Here we have Pulitzer Prize winning playwright Wendy Wasserstein championing the cause of sloth as she parodies self-help tomes (she has apparently read a few) while satirizing the mass culture (and of course herself) to the reader's delight.
Wasserstein is not so much knockdown funny as she is entertaining. There are a few belly laughs and a number of chuckles, but mostly there is the sense that she is actually saying something of value about who we are and where we're going.
Clearly Wasserstein knows human foibles and she knows the seduction of the mass culture and especially that nasty admonition from others (especially your parents) to "make something of yourself." Ironically, while Wasserstein has indeed made something of herself, here--tongue only partially in cheek--she strongly advises you to just hang out on the couch. She has an "Activity Gram Counter" that limits you to 50 grams of activity a day. Eating a Krispy Kreme donut along with Sleepytime tea costs you 5 grams, the same as watching the Cartoon Network on TV, while reading the New York Times will set you back 30 grams. Not to worry, reading People Magazine rates a minus 5 grams, but watch out for those "Great turn-of-the-century Russian novels," the reading of which costs you a whopping 100 grams a session. In essence this is a celebration of sloth as the way to health and happiness, a stress-free life, a better world, and most importantly, a better YOU.

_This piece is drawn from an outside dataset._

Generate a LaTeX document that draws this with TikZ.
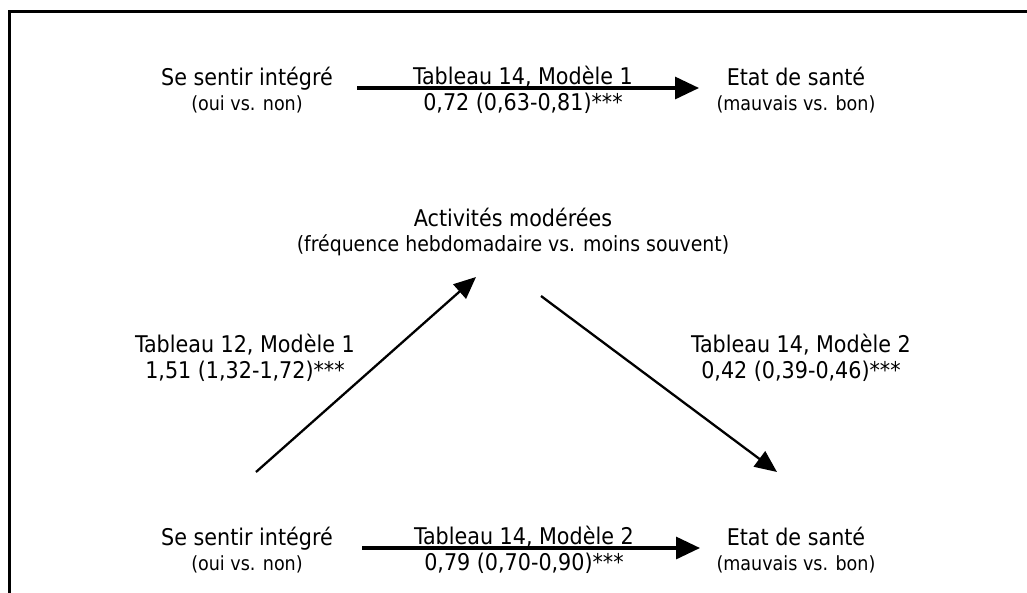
\documentclass[tikz,border=0pt]{standalone}
\usepackage{fontspec}
\setmainfont{DejaVu Sans Condensed}
\usetikzlibrary{arrows.meta}
\begin{document}
\begin{tikzpicture}[x=1pt,y=-1pt,
  big/.style={font=\fontsize{23}{27}\selectfont, inner sep=0pt, anchor=base},
  mid/.style={font=\fontsize{21}{25}\selectfont, inner sep=0pt, anchor=base},
  small/.style={font=\fontsize{19.5}{23}\selectfont, inner sep=0pt, anchor=base},
  arr/.style={line width=3.2pt, -{Triangle[length=24pt,width=22pt]}},
  darr/.style={line width=2.3pt, -{Triangle[length=22pt,width=19pt]}}]
\useasboundingbox (0,0) rectangle (1027,592);
\begin{scope}
\clip (0,0) rectangle (1027,592);
\draw[line width=3pt] (9,11) rectangle (1060,640);
\end{scope}
% top row
\node[big] (s1) at (247,85) {Se sentir intégré};
\node[small] (s1b) at (247,110) {(oui vs. non)};
\node[big] (e1) at (796,85) {Etat de santé};
\node[small] (e1b) at (796,110) {(mauvais vs. bon)};
\node[big] (l1) at (523,84) {Tableau 14, Modèle 1};
\node[big] (l1b) at (523,110) {0,72 (0,63-0,81)***};
\coordinate (a1s) at (357,88);
\coordinate (a1e) at (699,88);
\draw[arr] (a1s) -- (a1e);
% middle
\node[big] (m) at (513,226) {Activités modérées};
\node[mid] (mb) at (513,251) {(fréquence hebdomadaire vs. moins souvent)};
% diagonals
\coordinate (d1s) at (256,472);
\coordinate (d1e) at (476,277);
\draw[darr] (d1s) -- (d1e);
\coordinate (d2s) at (541,296);
\coordinate (d2e) at (777,472);
\draw[darr] (d2s) -- (d2e);
\node[big] (l2) at (245,352) {Tableau 12, Modèle 1};
\node[big] (l2b) at (245,378) {1,51 (1,32-1,72)***};
\node[big] (l3) at (801,352) {Tableau 14, Modèle 2};
\node[big] (l3b) at (801,378) {0,42 (0,39-0,46)***};
% bottom row
\node[big] (s2) at (247,545) {Se sentir intégré};
\node[small] (s2b) at (247,570) {(oui vs. non)};
\node[big] (e2) at (796,545) {Etat de santé};
\node[small] (e2b) at (796,570) {(mauvais vs. bon)};
\node[big] (l4) at (524,544) {Tableau 14, Modèle 2};
\node[big] (l4b) at (524,570) {0,79 (0,70-0,90)***};
\coordinate (a4s) at (362,548);
\coordinate (a4e) at (700,548);
\draw[arr] (a4s) -- (a4e);
\end{tikzpicture}
\end{document}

I think the book was mostly successful and I enjoyed reading it. However Wendy's assumption of a male self-help guru persona was not consistently maintained and should never have been employed since (1) it added nothing; (2) could not in any way disguise Wasserstein's unique voice; and (3) made for some confusion since it was obvious that the most telling observations came from a femme point of view. And this despite the fact that some of the humor revolves around an ambiguous sexual orientation; e.g., her persona claims that in high school he dated both men and women and believed that he "was going to be a father and a mother" and as president of the US "would have a charming First Lady" by his side "and be escorted by a poet laureate husband." (Random thought: if either Hillary Clinton or Condi Rice becomes the first woman president of the United States, will either's husband be the "First Gentleman"?)
Accompanying the text is some charming artwork by Serge Bloch, most of it line drawings, one of which appears on the cover, that of an amazingly relaxed and blissful stick-figure man in a hammock.
Wasserstein claims that reading this book only costs two activity grams and that rereading it is a "Sloth Zone Activity" resulting in a negative 25 grams. I hate to tell her but I read it while peddling my exercise bike.